The Electronic Payments Coalition, a group representing big banks, credit unions, community banks and payment card networks said the legislation "would add billions of dollars to the bottom lines of mega-retailers every year while eliminating almost all the funding that goes towards popular credit cards rewards programs, weakening cybersecurity protections, and reducing access to credit," in a June 9 post on its website.
CNBC reached out to major credit card companies including Visa, American Express, Discover and Capital One. All declined to comment or referred us to the Electronic Payments Coalition. Mastercard did not provide a response despite CNBC's multiple attempts to get one.
Shares of Visa and Mastercard are up more than 12% each this year as of Friday's close.
"Interchange revenue will dry up," according to Aaron Stetter, the executive director of the Electronic Payments Coalition.
Stetter describes the bill as a "bait and switch that harms consumers," because it "ultimately gives the decision-making of where the transaction is going to be routed to the merchant" instead of the card issuer or consumer.
Opponents say the bill misleads consumers who may think that their Mastercard or Visa credit card is being processed over the Visa network but could actually end up being routed over a separate cheaper network with fewer fraud protections and little to no customer rewards programs, according to Stetter.
History repeats itself?
In 2010, lawmakers passed the Durbin amendment as part of the Dodd-Frank Act, which sought to tighten financial regulation in the wake of the 2008 economic crisis. The amendment was supposed to cause a trickle-down savings effect, where merchants would pass along debit card processing savings to customers in the form of lower prices for their goods and services.
But a 2015 survey conducted by the Richmond Federal Reserve found the Durbin amendment did little to lower costs for consumers and merchants. Just 1.2% of the surveyed merchants reduced prices, and 11.1% said their debit card processing costs declined. Nearly one-third of respondents reported even higher debit card swipe fees, according to the survey.
Brian Kelly, founder of the travel blog The Points Guy, referred to Durbin as the "grim reaper of debit card rewards" during his July 11 appearance on CNBC's "The Exchange."
"When he passed that amendment over a decade ago, not only did we see fees go up, but consumers could no longer earn rewards on debit cards," Kelly said.

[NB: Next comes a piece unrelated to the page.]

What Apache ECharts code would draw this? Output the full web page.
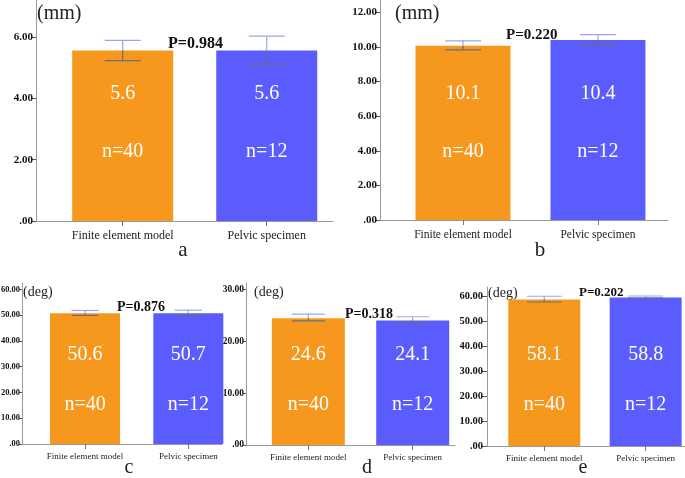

ThePointsGuy.com is compensated by credit card companies for the card offers listed on its website, according to a disclosure at the bottom of the webpage.
But a new research paper from the global payments consulting firm CMSPI argues the new bill won't have the kind of dire impact Kelly is warning about. "Credit card rewards are unlikely to disappear based on current issuer margins on rewards and experience from other markets," according to the CMSPI paper.
The same firm also estimates the new legislation would save merchants and their customers more than $15 billion a year in swipe fees. That savings would be nearly 70 times the amount of any expected reduction in rewards, according to the new study.
Innovation and lower fees
Businesses are trying other ways to cut fees, regardless of legislation.
Tandym, a startup offering e-commerce brands the chance to create a private label debit and credit card, similar to big-box retailer-branded credit cards, is tackling the problem of high interchange fees through technology.
Before founding Tandym, CEO Jennifer Galspie-Lundstrom worked at Capital One for seven years. She believes the Credit Card Competition Act would take years and cost billions of dollars to execute, calling it a "massive resource drain." Instead, she said innovation will provide the answer to lower fees.
"We do not ride the Visa, Mastercard, American Express or Discover rails," she said. "We've created essentially an alternative network where we can connect directly to a merchant."
Tandym's interchange fees are typically 80% lower because it is not using the revenue to fund its own cash back incentives or rewards programs. Instead, Tandym helps small digital businesses like online bike retailer Jenson USA build integrated loyalty programs with the savings.
Jenson started offering Tandym as a payment option to customers earlier this year. Orders processed over Tandym's network cost about 2% less compared with Visa and Mastercard, according to Jenson's director of IT, Jeff Bolkovatz. Those savings are now being used to help fund a 5% rewards program for Jenson USA's customers.
"We basically just turned the savings that we got by using Tandym and gave it back to the customer to entice them to use it. The goal is to get them to be more loyal," he said.
Customers seem to like the program. Each shopper has placed an average of two and a half orders since Jenson USA started offering Tandym as a payment option, Bolkovatz said.
Correction: This story was updated to correctly reflect that Shopify's present referred to interchange fees as "a tax on commerce."